→ **To be done**
Begin with the first line of the material and write out each line exactly, ending with the line that contains "import numpy as np". Pictures are not part of the copy.

→ **Information provided**
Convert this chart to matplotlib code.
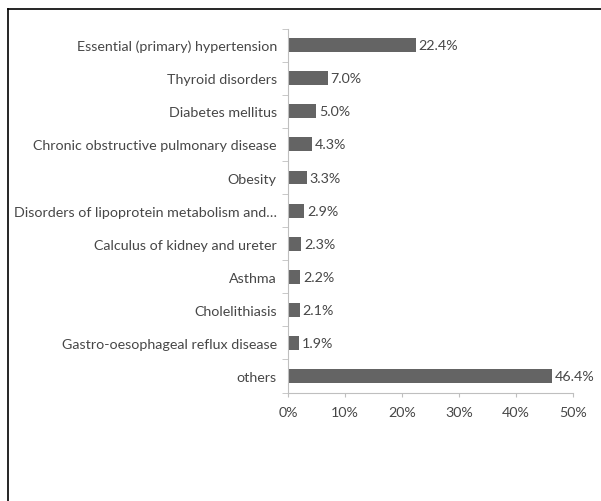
import matplotlib
matplotlib.use("Agg")
import matplotlib.pyplot as plt
from matplotlib.lines import Line2D
import numpy as np

# chart data
conditions = [
    "Essential (primary) hypertension",
    "Thyroid disorders",
    "Diabetes mellitus",
    "Chronic obstructive pulmonary disease",
    "Obesity",
    "Disorders of lipoprotein metabolism and\u2026",
    "Calculus of kidney and ureter",
    "Asthma",
    "Cholelithiasis",
    "Gastro-oesophageal reflux disease",
    "others",
]
shares = [22.4, 7.0, 5.0, 4.3, 3.3, 2.9, 2.3, 2.2, 2.1, 1.9, 46.4]
x_ticks = [0, 10, 20, 30, 40, 50]
x_tick_labels = ["0%", "10%", "20%", "30%", "40%", "50%"]

plt.rcParams["font.family"] = ["Lato", "DejaVu Sans"]
text_color = "#474747"
bar_color = "#646464"
axis_color = "#bfbfbf"
fs = 10.3

fig = plt.figure(figsize=(6.01, 5.02), dpi=100)
ax = fig.add_axes([0.479, 0.216, 0.474, 0.725])

y = np.arange(len(conditions))
ax.barh(y, shares, height=0.42, color=bar_color)
for yi, v in zip(y, shares):
    ax.text(v + 0.5, yi, f"{v:.1f}%", va="center", ha="left",
            fontsize=fs, color=text_color)

ax.set_ylim(len(conditions) - 0.5, -0.5)
ax.set_xlim(0, 50)
ax.set_yticks(y)
ax.set_yticklabels(conditions, fontsize=fs, color=text_color)
ax.tick_params(axis="y", length=0, pad=8)
ax.set_yticks(np.arange(-0.5, len(conditions), 1), minor=True)
ax.tick_params(axis="y", which="minor", length=4, color=axis_color, direction="out")
ax.set_xticks(x_ticks)
ax.set_xticklabels(x_tick_labels, fontsize=fs, color=text_color)
ax.tick_params(axis="x", length=3, color=axis_color, pad=7)

for s in ["top", "right"]:
    ax.spines[s].set_visible(False)
for s in ["left", "bottom"]:
    ax.spines[s].set_color(axis_color)
    ax.spines[s].set_linewidth(0.8)

# partial frame (top and left edges)
fig.add_artist(Line2D([8 / 601, 1.0], [1 - 9.5 / 502, 1 - 9.5 / 502],
                      transform=fig.transFigure, color="black", lw=1.2))
fig.add_artist(Line2D([8 / 601, 8 / 601], [0.0, 1 - 9.5 / 502],
                      transform=fig.transFigure, color="black", lw=1.2))

fig.savefig("out.png", dpi=100)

→ **Solution for this task**
Convert this chart to matplotlib code.
import matplotlib
matplotlib.use("Agg")
import matplotlib.pyplot as plt
from matplotlib.lines import Line2D
import numpy as np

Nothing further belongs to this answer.